Proof: By definition, bipartite graphs can have their vertices partitioned into two sets with no edges within the sets. Colour the vertices from each partition the same colour, and we have a colouring.

• In general, the chromatic number could be large.
• For example, a $$K_n$$ requires $$n$$ colours since every vertex is adjacent to every other.
• But, if we get our graph from a map, it will be planar.
• As long as we don't allow enclaves and exclaves, and we won't.
• So the question becomes: what is the maximum chromatic number for a planar graph?
• Easy bound: it's at least four.
• The graph $$K_4$$ is planar and definitely requires four colours.
• It's easy to show that the chromatic number of a planar graph is no more than six.
• We know there is a vertex of degree five or less from an earlier theorem.
• Remove that vertex, and by induction, the rest of the graph can be coloured.
• Colour it a different colour than the adjacent five.
• Getting $$\le 5$$ isn't much harder.
• There's a little trick to show that the five adjacent vertices didn't have to be different colours.
• … but don't worry about the details.
• That leaves us with a question: are there planar graphs that require five colours?
• It turns out: no.
• Theorem: [The Four-Colour Theorem] The chromatic number of a planar graph is at most four.

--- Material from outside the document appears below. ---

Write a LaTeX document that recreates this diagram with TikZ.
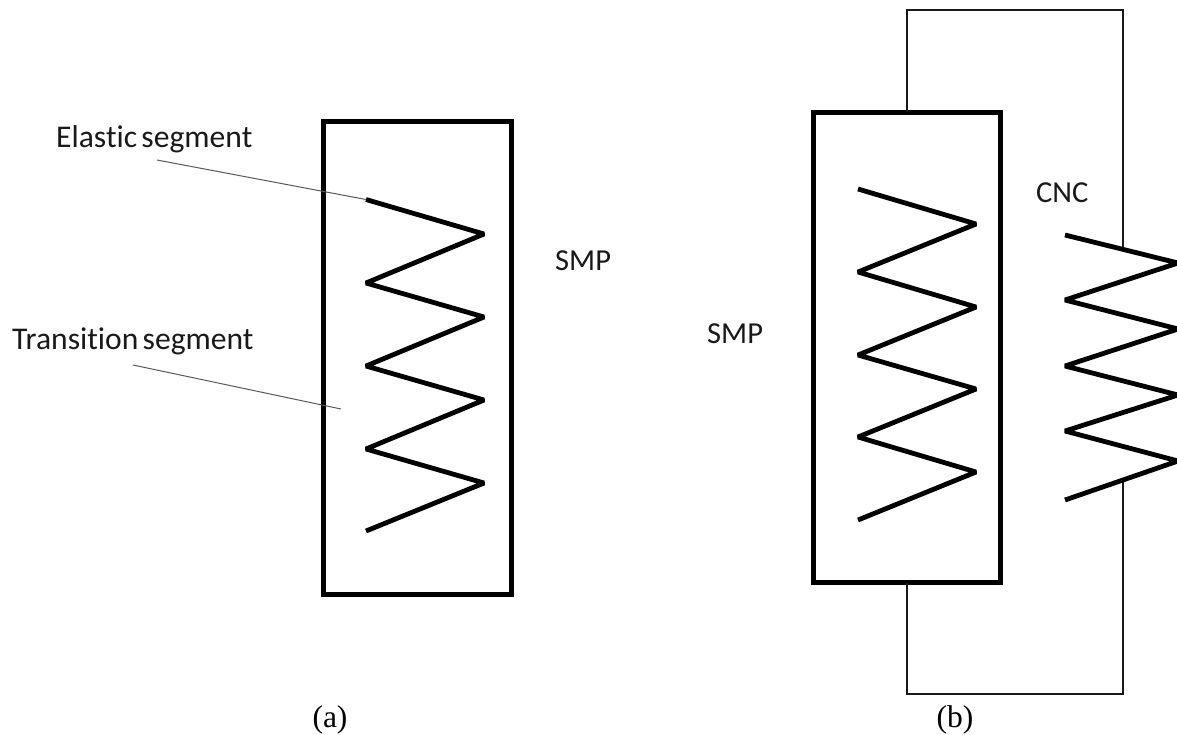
\documentclass[tikz,border=0pt]{standalone}
\usepackage{fontspec}
\setmainfont[Ligatures=NoCommon,WordSpace=0.6]{Carlito}
\newfontfamily\capfont{Liberation Serif}
\tikzset{
  boxnode/.style={draw=black,line width=5pt,minimum width=188pt,minimum height=473pt,inner sep=0pt,outer sep=0pt},
  springline/.style={line width=4.8pt,line join=bevel},
  wire/.style={line width=2pt,draw=black!90,line join=miter},
  leader/.style={line width=1pt,draw=black!65},
  lab/.style={font=\fontsize{30.5}{36}\selectfont,text=black!90,inner sep=0pt,anchor=base west},
  seglab/.style={lab,font=\fontsize{31.6}{36}\selectfont},
  captext/.style={font=\capfont\fontsize{31.5}{36}\selectfont,text=black,inner sep=0pt,anchor=base}
}
\begin{document}
\begin{tikzpicture}[x=1pt,y=-1pt]
\useasboundingbox (0,0) rectangle (1177,734);
\fill[white] (0,0) rectangle (1177,734);
% (a)
\node[boxnode] (boxa) at (417.5,358) {};
\coordinate (sa) at (366,199.5);
\coordinate (ta) at (341,409);
\draw[springline] (sa) -- (484,234) -- (366,283) -- (484,317) -- (366,366) -- (484,400) -- (366,449) -- (484,483) -- (366,531);
\node[seglab] (elastic) at (56,147) {Elastic segment};
\node[seglab] (trans) at (12,349) {Transition segment};
\coordinate (ea) at (157,160);
\coordinate (tb) at (133,365);
\draw[leader] (ea) -- (sa);
\draw[leader] (tb) -- (ta);
\node[lab] (smpa) at (555,270) {SMP};
\node[captext] (capa) at (330,727) {(a)};
% (b)
\node[boxnode,minimum width=187.5pt,minimum height=470.5pt] (boxb) at (907,347.5) {};
\draw[springline] (858,189) -- (976,224) -- (858,272) -- (976,307) -- (858,355) -- (976,389) -- (858,437) -- (976,472) -- (858,520);
\coordinate (wtop) at (1122.5,248);
\coordinate (wbot) at (1122.5,482);
\coordinate (tl) at (907,10);
\coordinate (tr) at (1122.5,10);
\coordinate (bl) at (907,694);
\coordinate (br) at (1122.5,694);
\draw[wire] (boxb.north) -- (tl) -- (tr) -- (wtop);
\draw[wire] (boxb.south) -- (bl) -- (br) -- (wbot);
\draw[springline] (1065,235) -- (1178,263) -- (1065,300) -- (1178,329) -- (1065,366) -- (1178,395) -- (1065,431) -- (1178,461) -- (1065,500);
\node[lab] (smpb) at (707,343) {SMP};
\node[lab] (cnc) at (1036,202) {CNC};
\node[captext] (capb) at (955,727) {(b)};
\end{tikzpicture}
\end{document}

Proof: It took more than 100 years between conjecture and proof for this theorem. The proof involved reducing the planar graphs to about 2000 examples where if the theorem was false, it was shown one of these would be a counter-example. These each had 4-colourings found by computer.

Obviously, we won't go into the details.

• So, it turns out we can colour any (planar) map with four colours.
• The four-colour theorem is one that seems true: a little experimenting would convince most people that the chromatic number can be at most four.
• But the proof turned out to be very difficult.
• But remember:
• The chromatic number of non-planar graphs can be more than four: for example $$n$$ for $$K_n$$.
• The chromatic number of non-planar graphs can also be small: 2 for $$K_{10000,100000}$$.

# Colouring Applications

• Actually colouring maps is a good motivation for the chromatic number problem, but maybe not all that practical.
• Colouring the maps we actually have on the planet doesn't need a big theorem.
• It's hard to see why we would care about non-planar graphs.
• There are other places where a colouring of a graph tells us something interesting.
• These are really just examples of where the problem comes up in an unexpected place.
• Scheduling exams
• Let the vertices of the graph be the courses, and connect vertices with an edge if there are any students in both courses.
• We'll end up with a graph like this (but bigger):
• If we can colour this with $$n$$ colours, then we need $$n$$ exam slots.
• … and courses in each colour can be scheduled at the same time.
• Register allocation
• Registers are pieces of memory in a processor that are much faster than standard RAM.
• When your code is compiled by an optimizing compiler, it will attempt to use the registers when appropriate to speed up your code.
• e.g. the index on a for loop is probably used a lot: maybe use a register for it?
• But there is a limited number registers.
• Create a graph: vertices are variables in the code; edges join them if the variables are used in the same segment of code.
• If we can colour the graph with $$n$$ colours, then we can use $$n$$ registers for all of the variables.
• Variables with the same colour can share a register, swapping them out when necessary.
• Sudoku
• Create one vertex for each of the 81 squares.
• Join vertices if they cannot have the same value assigned: if they are in the same row/column/square.
• Create some extra edges to enforce the pre-filled values.
• Find a nine-colouring.
• If we might actually want to find colourings to solve real problems, how quickly can we find them?
• Again, we don't know of any fast algorithm.
• Apparently, we can find a colouring of $$n$$ vertices in $$O(2.445^n)$$ or $$O(2^n n)$$.
• There are some reasonably-fast approximation algorithms: we can colour a graph quickly if we are willing to accept a few more colours than necessary.